I could possibly say thanks to my traveling days for shaping me into the person that I am now. Travel to me was mostly about troubleshooting and traveling in India on a low budget has given me plenty of trouble to shoot! It shaped me from someone who couldn't even go to a bank and fill out some forms to open an account all by himself to going to unknown places where unknown languages are spoken without a proper plan and being able to survive the experience. I feel sort of invincible going to a new city and figuring out their public transport system and getting from point A to point B in the cheapest way, just like a local. I feel like I've achieved something. That sense of accomplishment is what I seek when I travel. I don't necessarily have to share it with the world or document it to complete my experience. That experience itself is enough.
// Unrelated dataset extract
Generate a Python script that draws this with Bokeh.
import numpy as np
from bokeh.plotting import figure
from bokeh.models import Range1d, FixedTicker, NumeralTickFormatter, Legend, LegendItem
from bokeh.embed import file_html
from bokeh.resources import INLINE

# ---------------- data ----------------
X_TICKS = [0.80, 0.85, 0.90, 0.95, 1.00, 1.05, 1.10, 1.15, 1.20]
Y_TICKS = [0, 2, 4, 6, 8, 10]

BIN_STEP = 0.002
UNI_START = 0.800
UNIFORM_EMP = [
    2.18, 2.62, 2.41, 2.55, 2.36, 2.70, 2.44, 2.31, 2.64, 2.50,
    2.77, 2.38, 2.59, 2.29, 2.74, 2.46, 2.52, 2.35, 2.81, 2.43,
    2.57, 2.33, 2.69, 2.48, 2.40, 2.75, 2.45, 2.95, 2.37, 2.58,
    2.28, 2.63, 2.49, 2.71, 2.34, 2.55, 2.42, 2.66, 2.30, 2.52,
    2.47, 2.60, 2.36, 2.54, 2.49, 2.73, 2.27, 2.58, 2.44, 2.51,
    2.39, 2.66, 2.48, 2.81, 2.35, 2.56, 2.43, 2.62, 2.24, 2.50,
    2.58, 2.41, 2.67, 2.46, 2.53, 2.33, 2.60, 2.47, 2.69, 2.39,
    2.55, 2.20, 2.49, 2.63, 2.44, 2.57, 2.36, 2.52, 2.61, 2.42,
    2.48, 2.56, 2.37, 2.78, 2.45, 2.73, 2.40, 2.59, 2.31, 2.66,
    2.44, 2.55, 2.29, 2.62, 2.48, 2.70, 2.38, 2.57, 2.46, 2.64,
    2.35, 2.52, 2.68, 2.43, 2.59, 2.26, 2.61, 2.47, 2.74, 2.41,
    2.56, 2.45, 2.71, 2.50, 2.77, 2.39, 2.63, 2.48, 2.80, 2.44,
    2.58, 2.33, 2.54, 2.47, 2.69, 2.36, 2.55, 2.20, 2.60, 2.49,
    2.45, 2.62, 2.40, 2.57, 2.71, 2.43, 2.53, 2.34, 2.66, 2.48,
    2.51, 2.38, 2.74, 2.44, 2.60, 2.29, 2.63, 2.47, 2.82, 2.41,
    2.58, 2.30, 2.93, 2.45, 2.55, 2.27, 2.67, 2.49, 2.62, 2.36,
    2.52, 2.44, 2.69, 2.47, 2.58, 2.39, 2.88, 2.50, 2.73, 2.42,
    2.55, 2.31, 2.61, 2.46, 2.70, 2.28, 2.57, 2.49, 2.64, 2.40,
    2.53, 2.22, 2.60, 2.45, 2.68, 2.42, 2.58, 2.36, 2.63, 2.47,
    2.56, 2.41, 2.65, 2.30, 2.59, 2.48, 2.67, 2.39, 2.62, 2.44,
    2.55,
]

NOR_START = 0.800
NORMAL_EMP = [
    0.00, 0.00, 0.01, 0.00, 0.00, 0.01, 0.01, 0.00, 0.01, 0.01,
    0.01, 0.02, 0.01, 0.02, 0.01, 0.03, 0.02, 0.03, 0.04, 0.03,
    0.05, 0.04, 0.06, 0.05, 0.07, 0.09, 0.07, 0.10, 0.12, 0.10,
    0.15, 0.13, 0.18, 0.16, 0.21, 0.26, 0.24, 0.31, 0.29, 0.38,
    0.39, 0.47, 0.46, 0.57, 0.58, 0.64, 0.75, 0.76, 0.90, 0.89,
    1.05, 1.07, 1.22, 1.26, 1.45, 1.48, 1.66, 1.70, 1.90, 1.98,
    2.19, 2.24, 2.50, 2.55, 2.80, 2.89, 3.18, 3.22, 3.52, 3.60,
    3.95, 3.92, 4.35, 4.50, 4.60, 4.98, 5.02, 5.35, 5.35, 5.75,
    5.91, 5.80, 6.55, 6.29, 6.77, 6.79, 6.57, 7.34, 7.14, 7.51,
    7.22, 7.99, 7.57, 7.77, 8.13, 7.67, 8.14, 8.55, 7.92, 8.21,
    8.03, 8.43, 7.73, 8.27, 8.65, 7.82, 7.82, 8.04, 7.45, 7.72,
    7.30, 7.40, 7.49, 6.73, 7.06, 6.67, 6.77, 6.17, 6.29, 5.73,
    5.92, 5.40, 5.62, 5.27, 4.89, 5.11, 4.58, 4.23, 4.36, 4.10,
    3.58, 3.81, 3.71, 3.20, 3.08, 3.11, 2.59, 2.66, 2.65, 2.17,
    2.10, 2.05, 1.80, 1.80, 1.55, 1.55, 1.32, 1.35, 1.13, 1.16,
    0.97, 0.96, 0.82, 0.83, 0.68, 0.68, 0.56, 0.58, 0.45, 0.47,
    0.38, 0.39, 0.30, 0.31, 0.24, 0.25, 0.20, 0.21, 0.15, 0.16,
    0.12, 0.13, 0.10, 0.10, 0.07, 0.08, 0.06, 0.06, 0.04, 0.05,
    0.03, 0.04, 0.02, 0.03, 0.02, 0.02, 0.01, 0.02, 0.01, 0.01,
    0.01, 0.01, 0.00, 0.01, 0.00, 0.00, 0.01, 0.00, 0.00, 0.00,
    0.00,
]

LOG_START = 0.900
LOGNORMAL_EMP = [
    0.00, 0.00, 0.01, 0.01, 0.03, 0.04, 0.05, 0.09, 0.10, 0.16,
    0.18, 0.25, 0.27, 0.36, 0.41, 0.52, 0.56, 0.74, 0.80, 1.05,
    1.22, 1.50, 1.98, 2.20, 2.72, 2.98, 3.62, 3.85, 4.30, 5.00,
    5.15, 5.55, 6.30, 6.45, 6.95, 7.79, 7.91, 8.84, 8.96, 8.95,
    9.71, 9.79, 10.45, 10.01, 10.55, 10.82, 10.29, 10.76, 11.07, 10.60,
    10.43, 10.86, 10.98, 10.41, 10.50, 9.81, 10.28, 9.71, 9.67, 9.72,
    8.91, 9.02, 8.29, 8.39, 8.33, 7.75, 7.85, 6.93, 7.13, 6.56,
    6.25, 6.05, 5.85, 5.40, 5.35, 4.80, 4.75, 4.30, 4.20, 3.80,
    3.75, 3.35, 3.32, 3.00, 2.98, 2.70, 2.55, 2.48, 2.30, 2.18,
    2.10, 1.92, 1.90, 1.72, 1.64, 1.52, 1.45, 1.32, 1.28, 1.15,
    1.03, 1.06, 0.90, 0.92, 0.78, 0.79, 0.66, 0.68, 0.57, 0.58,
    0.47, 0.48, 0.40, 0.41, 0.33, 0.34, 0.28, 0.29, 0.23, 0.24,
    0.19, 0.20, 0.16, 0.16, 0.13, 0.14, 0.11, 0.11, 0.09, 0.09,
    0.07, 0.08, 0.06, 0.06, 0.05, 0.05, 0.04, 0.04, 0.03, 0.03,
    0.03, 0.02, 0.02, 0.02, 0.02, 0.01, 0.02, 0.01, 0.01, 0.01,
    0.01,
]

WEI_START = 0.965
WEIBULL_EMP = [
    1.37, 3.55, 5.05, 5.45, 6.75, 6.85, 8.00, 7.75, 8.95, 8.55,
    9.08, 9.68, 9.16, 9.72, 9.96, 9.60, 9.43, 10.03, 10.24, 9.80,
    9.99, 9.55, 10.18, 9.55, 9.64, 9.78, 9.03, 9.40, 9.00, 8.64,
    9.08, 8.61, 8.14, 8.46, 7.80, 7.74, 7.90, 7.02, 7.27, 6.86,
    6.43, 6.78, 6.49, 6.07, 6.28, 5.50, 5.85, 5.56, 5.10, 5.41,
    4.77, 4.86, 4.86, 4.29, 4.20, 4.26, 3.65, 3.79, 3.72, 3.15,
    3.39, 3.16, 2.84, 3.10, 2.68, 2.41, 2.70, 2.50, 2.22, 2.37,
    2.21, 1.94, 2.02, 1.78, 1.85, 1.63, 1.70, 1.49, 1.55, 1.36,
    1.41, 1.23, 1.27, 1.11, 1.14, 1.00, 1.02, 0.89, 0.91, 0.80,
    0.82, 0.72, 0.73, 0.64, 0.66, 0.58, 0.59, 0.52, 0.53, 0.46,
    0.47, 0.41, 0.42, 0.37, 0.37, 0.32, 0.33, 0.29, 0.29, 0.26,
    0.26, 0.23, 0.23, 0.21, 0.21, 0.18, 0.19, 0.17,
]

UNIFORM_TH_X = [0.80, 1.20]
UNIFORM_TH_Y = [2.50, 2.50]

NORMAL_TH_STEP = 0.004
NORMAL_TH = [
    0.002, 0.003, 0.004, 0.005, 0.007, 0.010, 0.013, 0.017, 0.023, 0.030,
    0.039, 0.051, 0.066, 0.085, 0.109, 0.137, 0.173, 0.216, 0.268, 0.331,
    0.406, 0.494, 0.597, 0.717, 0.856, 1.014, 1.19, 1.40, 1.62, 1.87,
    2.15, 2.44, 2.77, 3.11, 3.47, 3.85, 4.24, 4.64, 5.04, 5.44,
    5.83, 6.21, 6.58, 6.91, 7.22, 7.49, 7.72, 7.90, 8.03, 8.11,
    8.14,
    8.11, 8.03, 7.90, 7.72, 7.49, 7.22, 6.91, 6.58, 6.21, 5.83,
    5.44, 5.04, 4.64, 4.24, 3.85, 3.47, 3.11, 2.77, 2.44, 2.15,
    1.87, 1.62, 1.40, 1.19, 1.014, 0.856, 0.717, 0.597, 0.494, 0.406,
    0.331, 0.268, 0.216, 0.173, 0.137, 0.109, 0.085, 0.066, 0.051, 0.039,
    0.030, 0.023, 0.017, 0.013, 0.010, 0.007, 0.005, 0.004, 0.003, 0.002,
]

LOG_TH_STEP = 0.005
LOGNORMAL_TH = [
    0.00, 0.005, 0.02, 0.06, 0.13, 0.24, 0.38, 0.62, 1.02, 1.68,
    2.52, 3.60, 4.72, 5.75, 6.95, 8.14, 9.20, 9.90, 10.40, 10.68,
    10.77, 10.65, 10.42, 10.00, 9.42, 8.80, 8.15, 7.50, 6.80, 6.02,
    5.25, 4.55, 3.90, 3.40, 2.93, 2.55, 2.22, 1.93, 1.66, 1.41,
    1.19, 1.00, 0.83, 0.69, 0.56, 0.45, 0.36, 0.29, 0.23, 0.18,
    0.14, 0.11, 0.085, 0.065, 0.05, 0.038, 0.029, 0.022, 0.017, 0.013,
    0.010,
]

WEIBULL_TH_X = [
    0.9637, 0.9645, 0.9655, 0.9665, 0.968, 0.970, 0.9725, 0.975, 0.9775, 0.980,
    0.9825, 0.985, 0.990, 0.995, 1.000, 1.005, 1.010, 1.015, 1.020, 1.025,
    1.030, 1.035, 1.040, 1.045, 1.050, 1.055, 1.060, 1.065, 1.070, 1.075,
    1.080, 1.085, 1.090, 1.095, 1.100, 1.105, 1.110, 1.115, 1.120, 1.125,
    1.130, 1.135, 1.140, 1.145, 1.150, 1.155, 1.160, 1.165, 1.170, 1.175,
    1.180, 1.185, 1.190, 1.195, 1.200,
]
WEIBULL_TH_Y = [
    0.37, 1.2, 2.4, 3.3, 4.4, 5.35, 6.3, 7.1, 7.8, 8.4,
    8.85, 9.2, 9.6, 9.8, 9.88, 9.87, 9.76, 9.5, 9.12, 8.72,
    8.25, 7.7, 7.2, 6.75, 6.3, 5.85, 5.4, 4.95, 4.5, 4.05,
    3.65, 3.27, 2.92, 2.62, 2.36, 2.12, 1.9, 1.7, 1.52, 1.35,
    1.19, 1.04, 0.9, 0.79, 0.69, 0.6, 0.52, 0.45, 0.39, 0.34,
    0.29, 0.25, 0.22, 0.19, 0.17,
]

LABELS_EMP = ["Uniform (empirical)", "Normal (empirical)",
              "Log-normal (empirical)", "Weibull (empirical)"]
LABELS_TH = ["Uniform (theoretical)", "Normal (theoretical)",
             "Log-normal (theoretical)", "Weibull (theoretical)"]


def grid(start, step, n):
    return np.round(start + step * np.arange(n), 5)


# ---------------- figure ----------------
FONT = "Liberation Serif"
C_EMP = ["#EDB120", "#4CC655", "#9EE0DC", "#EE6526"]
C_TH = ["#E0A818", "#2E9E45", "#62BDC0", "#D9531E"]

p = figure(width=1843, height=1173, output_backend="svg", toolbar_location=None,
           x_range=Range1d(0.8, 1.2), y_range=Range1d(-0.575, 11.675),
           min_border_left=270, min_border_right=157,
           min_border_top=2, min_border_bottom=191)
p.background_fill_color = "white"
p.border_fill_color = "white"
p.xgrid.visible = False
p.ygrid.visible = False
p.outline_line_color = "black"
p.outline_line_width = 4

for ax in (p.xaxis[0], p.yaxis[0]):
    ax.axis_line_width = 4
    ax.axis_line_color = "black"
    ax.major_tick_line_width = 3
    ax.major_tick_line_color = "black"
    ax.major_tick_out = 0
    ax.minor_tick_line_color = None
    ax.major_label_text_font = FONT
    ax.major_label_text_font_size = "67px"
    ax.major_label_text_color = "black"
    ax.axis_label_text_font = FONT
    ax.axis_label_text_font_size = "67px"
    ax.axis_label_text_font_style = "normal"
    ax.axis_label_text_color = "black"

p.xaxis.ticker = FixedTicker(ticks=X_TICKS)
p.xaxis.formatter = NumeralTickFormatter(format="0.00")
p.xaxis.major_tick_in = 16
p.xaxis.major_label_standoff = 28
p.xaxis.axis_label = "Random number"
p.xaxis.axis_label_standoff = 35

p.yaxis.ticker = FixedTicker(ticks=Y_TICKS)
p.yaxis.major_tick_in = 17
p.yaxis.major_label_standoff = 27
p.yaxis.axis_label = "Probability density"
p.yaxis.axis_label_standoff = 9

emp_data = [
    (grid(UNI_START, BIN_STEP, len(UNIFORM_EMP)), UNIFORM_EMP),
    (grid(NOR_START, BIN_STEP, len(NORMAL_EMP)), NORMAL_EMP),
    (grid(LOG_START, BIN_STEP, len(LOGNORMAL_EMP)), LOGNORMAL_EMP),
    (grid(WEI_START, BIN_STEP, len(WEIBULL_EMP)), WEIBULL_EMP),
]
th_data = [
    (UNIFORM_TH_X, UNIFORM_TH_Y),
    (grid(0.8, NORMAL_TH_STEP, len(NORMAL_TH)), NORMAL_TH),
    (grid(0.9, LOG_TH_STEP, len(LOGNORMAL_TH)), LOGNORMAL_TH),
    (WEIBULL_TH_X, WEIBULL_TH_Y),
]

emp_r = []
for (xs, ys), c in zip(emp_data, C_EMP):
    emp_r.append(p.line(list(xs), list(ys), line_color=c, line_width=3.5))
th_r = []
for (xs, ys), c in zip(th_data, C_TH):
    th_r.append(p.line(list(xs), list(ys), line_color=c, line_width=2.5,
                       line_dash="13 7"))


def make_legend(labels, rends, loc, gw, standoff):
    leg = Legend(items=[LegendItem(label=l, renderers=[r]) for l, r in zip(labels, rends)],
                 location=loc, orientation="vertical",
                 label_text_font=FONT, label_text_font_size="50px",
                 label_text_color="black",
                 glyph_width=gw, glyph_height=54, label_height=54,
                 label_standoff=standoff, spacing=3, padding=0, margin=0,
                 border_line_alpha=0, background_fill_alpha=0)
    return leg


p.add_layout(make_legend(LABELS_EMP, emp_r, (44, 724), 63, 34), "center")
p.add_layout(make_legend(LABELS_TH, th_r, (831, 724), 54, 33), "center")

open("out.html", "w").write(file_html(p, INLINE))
That is one reason I stopped writing here, stopped posting on Instagram and so on. Another reason is that I didn't want to be addicted to a system that controls you and lose all my control over the system. Waking up and scrolling through other people's lives, subconsciously comparing and being influenced by it, wasn't a habit I was looking forward to cultivating. So I simply stopped. And boy, I couldn't be happier.
And on this 8th year, should I go back to follow my bliss and restart taking the readers on a virtual photo walk? I'm still deciding. It will be good to revisit the original intentions though. I'll see how I feel in the coming days. In the meantime, thanks for reading.
PS: You could also read it as a rant from someone who couldn't monetise their blog 😉 You be the judge.